§ [15]. Ideation

The same laws which govern the supplementing of impressions by images, govern also the supplementing of images by other images. We refer to the appearance of images supplementing other images by the word remembering, or ideation.

What we remember is always deficient in details compared with what we perceive. Remember a landscape, a street scene, a well-known person. Innumerable details are always lacking in the idea, although they were present in the corresponding percept. These details which are lacking may be either parts separable from the object, or mere attributes of sensation inseparable from the sensation. On the other hand, ideas are richer than percepts. They contain elements obtained from other similar perceptions and added by association, as when the idea of a landscape is enriched by a tower, the idea of a person by a beard, which actually are not present at these places.

Ideas are also strongly influenced and altered by other ideas which happen to be in consciousness at the same time (“set of the mind”); for instance by questions, particularly by questions in the negative form—“did you not,” “was this not,”—by the wish to make a good impression upon others, and by similar factors. We may have no intention of exaggerating, in Falstaff’s fashion, the significance of our deeds; nevertheless our memories become gradually modified so that the uncommon, the important, the valuable in them is emphasized, and the common, the insignificant, the unpleasant is obliterated. Wherever our memories are fragmentary and indefinite, they offer but slight resistance to questions attacking this point, for instance: Do you believe that the gentleman was as tall as you are?

Memories are thus, not exceptionally, but universally inaccurate representations of that which has been perceived. This has recently been proved by direct experimental tests. Since percepts, although they rest on a foundation of external stimulation, are so strongly influenced by the mind’s own manner of functioning, the existence of this influence in the case of imagery, lacking such a foundation, is not surprising. Although memories are but rarely totally misleading, mankind has long ago learned to rely upon memory in all important business and legal transactions only when there is agreement between the memories of several witnesses. The changeableness of memory is particularly strong in the child’s mind. The perceptual experiences have not been so often repeated as in the adult mind, and the practical importance of accuracy of remembering has not made itself so much felt. For both reasons the child’s memory is very unreliable.

The word imagination is frequently used to signify a specially strong ability to modify memories by associated images. Thus we speak of the imagination of the child—but also of the artist and the scientist. Without imagination the scientist would not succeed in his task of making the phenomena of nature more comprehensible by showing the consequences of the remotest relations between things. It is clear, however, that imagination is not a fundamental “faculty” of the mind, separable from other “faculties,” but a result of the fundamental laws governing mental functions.

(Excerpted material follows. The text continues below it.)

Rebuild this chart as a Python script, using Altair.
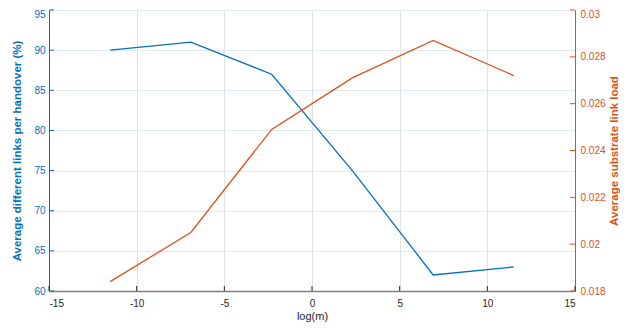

Let us turn to the fragmentary nature of reproduced experience and discuss its significance. That previous experience can be reproduced only in fragments is the direct result of the selective power of attention, which asserts itself in both perception and ideation. Not every quality of a thing presented is equally interesting. A child having a watch takes interest mainly in the ticking and in the glitter of the golden case. Meeting a dog, he gives attention to the terrifying bark and the multiplicity of legs. Suppose now that the dog regularly occurred together with a special impression, perhaps a spoken word; then the recurring of this symbol will tend to reproduce in the child’s mind the image of the dog. But the pressure of many competing tendencies does not permit the reproduction of all the qualities of the dog which have become conscious on former meetings with this animal. Only an extract, so to speak, of these qualities is reproduced, and this is made up of those which were formerly especially interesting,—the bark and the legs.

Another factor determining the selection of special qualities of a thing for reproduction is the frequency with which each quality reappears in things which are different in certain respects, but in other respects belong to the same class. The trees of a forest beside which I am walking have many individual differences. But certain features are common to all the trees. These common features reappear again and again, while each of the other features appears only now and then. The same can be said of various dogs met on the street, of various tones of a violin, and so on. If the perception of the trees is experienced together with a certain other percept which may serve as a symbol for the trees, for example the word tree, the association of the symbol with those regularly repeated qualities becomes firmly established, whereas the association with the other, more or less varying qualities, remains comparatively feeble. The result is that the symbol tends to reproduce almost exclusively the former qualities. These come to make up a separate group of images, a general idea.

The laws of attention, practice, and memory, together with the simple uniformity of nature just mentioned, produce thus a peculiar result. They remove ideation from the accidents of external events in an incomparably higher degree than perception. They bring about ideas of the separate qualities of the things perceived, abstractions, and ideas of common features, general ideas. In many cases an idea is both an abstraction and a general idea. Examples of such ideas to which no equally simple concrete object corresponds, are the idea of a mere length, the color red, sight, a dog in general, a tree in general.